▶ Provided material
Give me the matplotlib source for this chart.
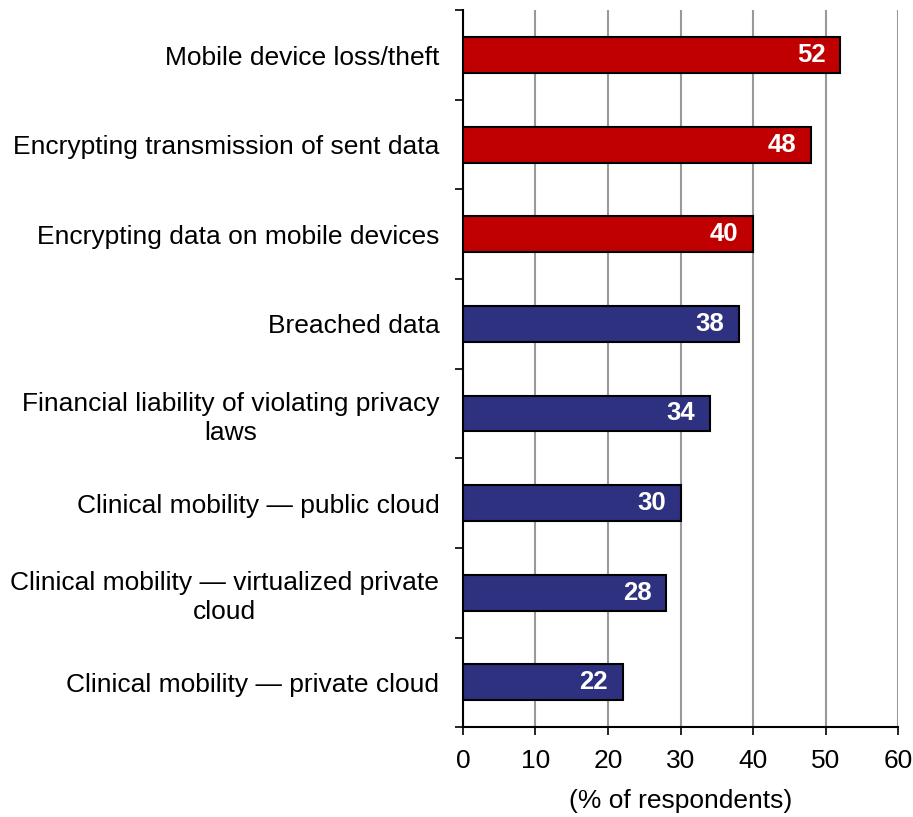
import numpy as np
import matplotlib.pyplot as plt

# data (top to bottom)
categories = ["Mobile device loss/theft",
              "Encrypting transmission of sent data",
              "Encrypting data on mobile devices",
              "Breached data",
              "Financial liability of violating privacy\nlaws",
              "Clinical mobility \u2014 public cloud",
              "Clinical mobility \u2014 virtualized private\ncloud",
              "Clinical mobility \u2014 private cloud"]
values = [52, 48, 40, 38, 34, 30, 28, 22]
highlight = [True, True, True, False, False, False, False, False]

red = "#C00000"
navy = "#2E3180"

plt.rcParams['font.family'] = ['Liberation Sans', 'DejaVu Sans']

fig = plt.figure(figsize=(9.13, 8.17), dpi=100)
ax = fig.add_axes([0.507, 0.110, 0.4768, 0.8775])

n = len(categories)
y = np.arange(n)
colors = [red if h else navy for h in highlight]
ax.barh(y, values, height=0.4, color=colors, edgecolor='black', linewidth=1.5, zorder=3)

# value labels inside bar ends
for yi, v in zip(y, values):
    ax.text(v - 2.0, yi, str(v), ha='right', va='center', color='white',
            fontsize=18.5, fontweight='bold', zorder=4)

ax.set_xlim(0, 60)
ax.set_ylim(n - 0.5, -0.5)
ax.set_xticks(np.arange(0, 61, 10))
ax.tick_params(axis='x', labelsize=19, length=6, width=1.2, direction='out', pad=10)

# category labels at centres, ticks at boundaries
ax.set_yticks(y)
ax.set_yticklabels(categories, fontsize=19, ha='right', multialignment='center',
                   linespacing=1.25)
ax.tick_params(axis='y', length=0, pad=17)
ax.set_yticks(np.arange(-0.5, n, 1), minor=True)
ax.tick_params(axis='y', which='minor', length=6, width=1.2, direction='out')

ax.grid(axis='x', color='#999999', linewidth=1.5, zorder=0)
ax.set_axisbelow(True)
for s in ['top', 'right']:
    ax.spines[s].set_visible(False)
ax.spines['left'].set_linewidth(1.5)
ax.spines['bottom'].set_linewidth(1.5)

ax.set_xlabel("(% of respondents)", fontsize=19, labelpad=11)

fig.savefig("out.png", dpi=100)
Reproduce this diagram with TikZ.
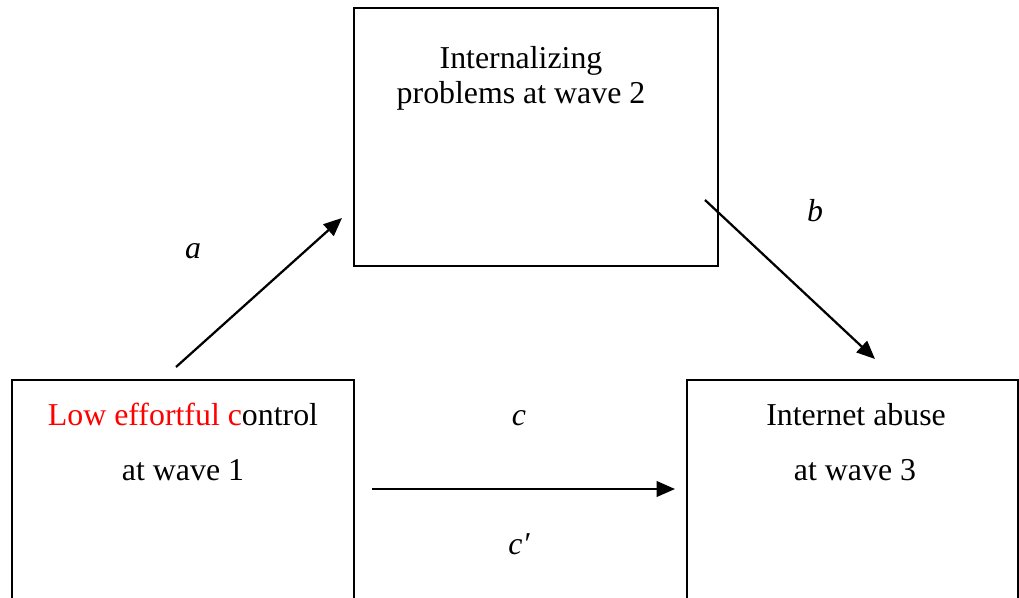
\documentclass[tikz,border=0pt]{standalone}
\usepackage{fontspec}
\setmainfont{Liberation Serif}
\usetikzlibrary{arrows.meta,positioning}

\begin{document}
\begin{tikzpicture}[
    x=0.025cm, y=-0.025cm,
    box/.style={draw, line width=1.7pt, inner sep=0pt},
    txt/.style={anchor=base, inner sep=0pt, font=\fontsize{22.65}{27}\selectfont},
    lbl/.style={anchor=base, inner sep=0pt, font=\fontsize{22.65}{27}\selectfont\itshape},
    arr/.style={-{Triangle[length=13pt,width=11pt]}, line width=1.6pt}
  ]
  \useasboundingbox (0,0) rectangle (1019,598);
  \clip (0,0) rectangle (1019,598);
  % boxes
  \node[box, minimum width=9.1cm, minimum height=6.45cm] (intern) at (536,137) {};
  \node[box, minimum width=8.54cm, minimum height=7cm] (effort) at (183,520) {};
  \node[box, minimum width=8.275cm, minimum height=7cm] (abuse) at (852.5,520) {};
  % box texts
  \node[txt] (intern1) at (521,68) {Internalizing};
  \node[txt] (intern2) at (521,103) {problems at wave 2};
  \node[txt] (effort1) at (183,425) {\textcolor{red}{Low effortful c}ontrol};
  \node[txt] (effort2) at (183,480) {at wave 1};
  \node[txt] (abuse1) at (856,425) {Internet abuse};
  \node[txt] (abuse2) at (855,480) {at wave 3};
  % path labels
  \node[lbl] (la) at (193,258) {a};
  \node[lbl] (lb) at (815,221) {b};
  \node[lbl] (lc) at (519,425) {c};
  \node[lbl] (lcp) at (519,554) {c′};
  % arrow ends
  \coordinate (aS) at (176,367);
  \coordinate (aE) at (342,218);
  \coordinate (bS) at (705,200);
  \coordinate (bE) at (875,359);
  \coordinate (cS) at (372,489);
  \coordinate (cE) at (675,489);
  \draw[arr] (aS) -- (aE);
  \draw[arr] (bS) -- (bE);
  \draw[arr] (cS) -- (cE);
\end{tikzpicture}
\end{document}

▶ What you should do
Nothing but the lines from the start of the records above through the line with "length=6, width=1.2, direction='out')" should be retyped, each exactly as written; leave out all pictures.

▶ Written solution
Give me the matplotlib source for this chart.
import numpy as np
import matplotlib.pyplot as plt

# data (top to bottom)
categories = ["Mobile device loss/theft",
              "Encrypting transmission of sent data",
              "Encrypting data on mobile devices",
              "Breached data",
              "Financial liability of violating privacy\nlaws",
              "Clinical mobility \u2014 public cloud",
              "Clinical mobility \u2014 virtualized private\ncloud",
              "Clinical mobility \u2014 private cloud"]
values = [52, 48, 40, 38, 34, 30, 28, 22]
highlight = [True, True, True, False, False, False, False, False]

red = "#C00000"
navy = "#2E3180"

plt.rcParams['font.family'] = ['Liberation Sans', 'DejaVu Sans']

fig = plt.figure(figsize=(9.13, 8.17), dpi=100)
ax = fig.add_axes([0.507, 0.110, 0.4768, 0.8775])

n = len(categories)
y = np.arange(n)
colors = [red if h else navy for h in highlight]
ax.barh(y, values, height=0.4, color=colors, edgecolor='black', linewidth=1.5, zorder=3)

# value labels inside bar ends
for yi, v in zip(y, values):
    ax.text(v - 2.0, yi, str(v), ha='right', va='center', color='white',
            fontsize=18.5, fontweight='bold', zorder=4)

ax.set_xlim(0, 60)
ax.set_ylim(n - 0.5, -0.5)
ax.set_xticks(np.arange(0, 61, 10))
ax.tick_params(axis='x', labelsize=19, length=6, width=1.2, direction='out', pad=10)

# category labels at centres, ticks at boundaries
ax.set_yticks(y)
ax.set_yticklabels(categories, fontsize=19, ha='right', multialignment='center',
                   linespacing=1.25)
ax.tick_params(axis='y', length=0, pad=17)
ax.set_yticks(np.arange(-0.5, n, 1), minor=True)
ax.tick_params(axis='y', which='minor', length=6, width=1.2, direction='out')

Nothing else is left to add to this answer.